The Tax Cuts and Jobs Act amended the Internal Revenue Code of 1986 by providing tax cuts to businesses and individuals while streamlining and/or otherwise addressing provisions of the federal tax system the GOP has long promised to change, according to the analysis.

Prior to the legislation’s passage, U.S. tax law allowed the investment of reinsurance premiums raised overseas without tax ramifications. Under the BEAT provisions, such investments would be taxed in an amount equal to the base erosion minimum tax amount for the taxable year. An applicable taxpayer as defined by the legislation would pay the excess of a certain percentage – 5% in 2018, 10% from 2019 through 2025 and 12.5% thereafter – of modified taxable income for a taxable year over a base erosion minimum tax amount, according to the analysis.
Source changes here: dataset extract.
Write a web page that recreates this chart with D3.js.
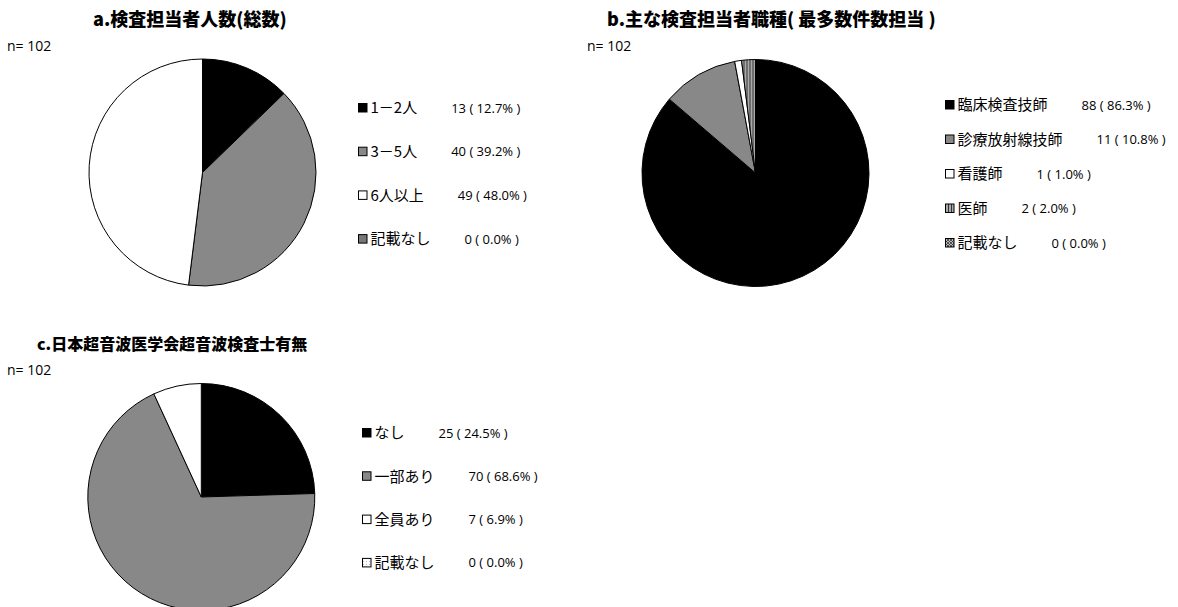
<!DOCTYPE html>
<html><head><meta charset="utf-8">
<script src="https://cdn.jsdelivr.net/npm/d3@7"></script>
<style>
html,body{margin:0;padding:0;background:#fff;}
svg{display:block;}
.title{font-family:"Noto Sans CJK JP";font-weight:900;font-size:18px;}
.title.small{font-size:16px;}
.nlab{font-family:"Open Sans","Noto Sans",sans-serif;font-size:14px;}
.lab{font-family:"Noto Sans CJK JP";font-size:15px;}
.val{font-family:"Open Sans","Noto Sans",sans-serif;font-size:13px;}
</style></head>
<body>
<svg id="chart" width="1178" height="607"></svg>
<script>
// ---- data ----
const titles = ["a.検査担当者人数(総数)", "b.主な検査担当者職種( 最多数件数担当 )", "c.日本超音波医学会超音波検査士有無"];
const nTotal = 102;
const catsA = ["1－2人", "3－5人", "6人以上", "記載なし"];
const valsA = [13, 40, 49, 0];
const catsB = ["臨床検査技師", "診療放射線技師", "看護師", "医師", "記載なし"];
const valsB = [88, 11, 1, 2, 0];
const catsC = ["なし", "一部あり", "全員あり", "記載なし"];
const valsC = [25, 70, 7, 0];

// ---- styles ----
const svg = d3.select("#chart");
const defs = svg.append("defs");
const pv = defs.append("pattern").attr("id","vstripe").attr("patternUnits","userSpaceOnUse").attr("width",3).attr("height",3);
pv.append("rect").attr("width",3).attr("height",3).attr("fill","#aaa");
pv.append("rect").attr("width",1).attr("height",3).attr("fill","#333");
const px = defs.append("pattern").attr("id","xhatch").attr("patternUnits","userSpaceOnUse").attr("width",3).attr("height",3);
px.append("rect").attr("width",3).attr("height",3).attr("fill","#bbb");
px.append("path").attr("d","M0,0L3,3M3,0L0,3").attr("stroke","#333").attr("stroke-width",0.8);
const pd = defs.append("pattern").attr("id","dots").attr("patternUnits","userSpaceOnUse").attr("width",3).attr("height",3);
pd.append("rect").attr("width",3).attr("height",3).attr("fill","#fff");
pd.append("rect").attr("width",1).attr("height",1).attr("fill","#bbb");

const fillsA = ["#000", "#888", "#fff", "#777"];
const fillsB = ["#000", "#888", "#fff", "url(#vstripe)", "url(#xhatch)"];
const fillsC = ["#000", "#888", "#fff", "url(#dots)"];

const panels = [
  {title: titles[0], cls: "title", cats: catsA, vals: valsA, fills: fillsA, tx: 93, ty: 26, nx: 7, ny: 51, cx: 202.5, cy: 172.5, lx: 358, ly0: 108, ldy: 43.7},
  {title: titles[1], cls: "title", cats: catsB, vals: valsB, fills: fillsB, tx: 607, ty: 26, nx: 587, ny: 51, cx: 755.5, cy: 173, lx: 945, ly0: 105, ldy: 34.5},
  {title: titles[2], cls: "title small", cats: catsC, vals: valsC, fills: fillsC, tx: 37, ty: 350, nx: 7, ny: 375, cx: 201.3, cy: 497, lx: 362, ly0: 433, ldy: 43.3}
];
const R = 113.5;
const pct = d3.format(".1f");

panels.forEach(p => {
  svg.append("text").attr("class",p.cls).attr("x",p.tx).attr("y",p.ty).text(p.title);
  svg.append("text").attr("class","nlab").attr("x",p.nx).attr("y",p.ny).text("n= " + nTotal);
  const data = p.cats.map((c,i)=>({cat:c, v:p.vals[i], fill:p.fills[i]}));
  const pie = d3.pie().sort(null).value(d=>d.v);
  const arc = d3.arc().innerRadius(0).outerRadius(R);
  const g = svg.append("g").attr("transform",`translate(${p.cx},${p.cy})`);
  g.selectAll("path").data(pie(data).filter(d=>d.data.v>0)).join("path")
    .attr("d",arc).attr("fill",d=>d.data.fill).attr("stroke","#000").attr("stroke-width",1);
  const yS = d3.scalePoint().domain(p.cats).range([p.ly0, p.ly0 + p.ldy*(p.cats.length-1)]);
  const lg = svg.append("g");
  data.forEach(d => {
    const y = yS(d.cat);
    lg.append("rect").attr("x",p.lx+0.5).attr("y",y-4.5).attr("width",8.5).attr("height",8.5)
      .attr("fill",d.fill).attr("stroke","#000").attr("stroke-width",1);
    const t = lg.append("text").attr("class","lab").attr("x",p.lx+12.5).attr("y",y).attr("dy","0.35em").text(d.cat);
    const w = t.node().getComputedTextLength();
    lg.append("text").attr("class","val").attr("x",p.lx+12.5+w+34).attr("y",y).attr("dy","0.35em")
      .text(`${d.v} ( ${pct(d.v/nTotal*100)}% )`);
  });
});
</script>
</body></html>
The RIMS’ analysis outlined key concerns about the BEAT provisions, including that investment in overseas-based insurance assets may decrease dramatically and that capacity for catastrophic coverages such as wind, flood and earthquake relies heavily on overseas-based reinsurance, which could have the effect of reducing such capacity or, at minimum, raise premium levels dramatically.

“Reaction from overseas trading partners to this tax is uncertain; many opponents of the provision fear a ‘trade war’ could result,” RIMS also noted in the analysis.

The analysis answers key questions for risk managers, including if there is any uncertainty or ambiguity as to whether the BEAT provisions affect reinsurance premiums.

“No ambiguity whatsoever,” RIMS said.